Cast Iron Mantles: Maintenance and Restoration tips

Over the weekend we had the good fortune to acquire a gorgeous cast iron fireplace mantle. However when we got it , it didn't look very promising. This mantle has sat in squalor for years and had suffered the loss of its top. This would normally be a 'dealbreaker" for most people, but since we never throw anything away we have a couple of spare tops we recovered from a basement of a house we owned several years ago.

It also was severely yellowed from 120 years of smoking, and latex paint or something had been splattered all over it. To many this might have looked like a candidate for the scrap heap. the first thing we did was clean the mantle. I like to use scrubbing bubbles as it gets the dirt off but doesn't affect the enamel paint finish.

Then to get the "smoke" off it and we hoped the white paint I began the second phase of cleaning by using a product called "Hopes Solid Surface Cleaner and Polish" you can find this at Home Depot and it is a cleaner used for corian counters and it is perfect for Cast Iron Mantle cleaning as it is ever so slightly abrasive and will remove the yellowing caused by smoking and it also removed the white paint.
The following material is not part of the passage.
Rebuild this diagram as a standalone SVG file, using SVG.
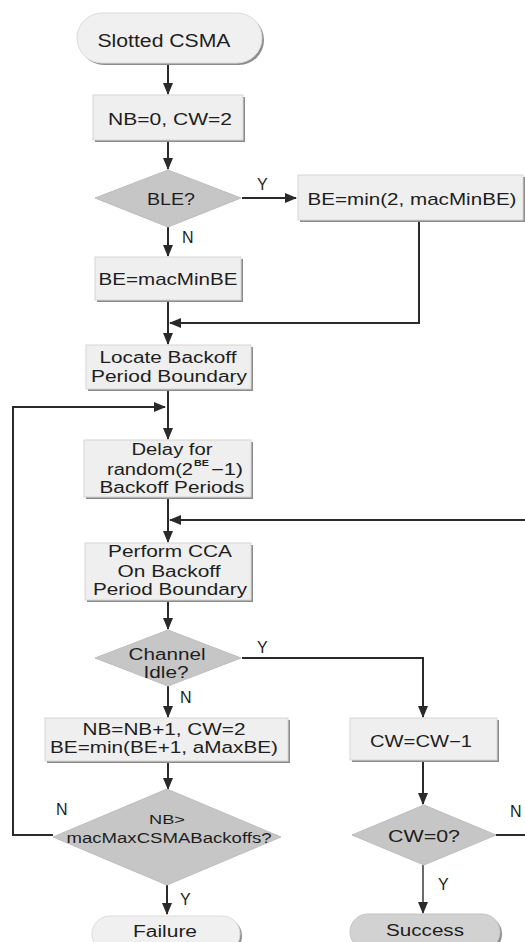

This was accomplished using a Kitchen scrubber with the sponge on one side and the green scrubber on the other. Do not use steel wool as it is too abrasive and may harm the underlying finish.

Once we cleaned the mantle we then used a product called "Hope's Counter Top Polish" this is used to polish Formica but works great on mantles , just apply it and wipe it off and then buff with a car chamois. You can in a pinch use car wax.

Now we were lucky with this mantle the paint came off and it did not require restoration. While not perfect its is better than a total repaint which would have eliminated the 'authenticity' of the mantle.
Unfortunately many mantles have several coats of paint. Sometimes you can carefully peel the paint off to expose the original finish. Other times it isn't possible especially when painted with enamel. For those occasions remember I do faux painting and we can restore you mantle to a period finish like the example below. . We can often do this on site so mantle removal is not required for more details contact us.


Anonymous said...

Great post. We have 3 of these fireplaces in our home. All had 100 years of paint on them (or so it seemed). I painstakingly tried to remove the paint layers carefully but ended up having to completely remove the materials and faux paint them. Its amazing how everyone who walks in now sees the fireplace first and comments on it. They have no idea it is faux painted till I tell them. I felt so guilty faux painting it but it looks much better than the off white color it was painted when we bought the place. Please people, dont paint fireplaces or origional woodwork ;-)

Paul Wilham said...

I agree. If you think about the era, people didnt have TV or internet and people enterained, literally around the fireplace. It was the 'focal point" of the home and a gorgeous mantle was a 'status symbol" among class concious Victorians.

I think because they are so common in Cincinnati, people dont realize just how valuable they are.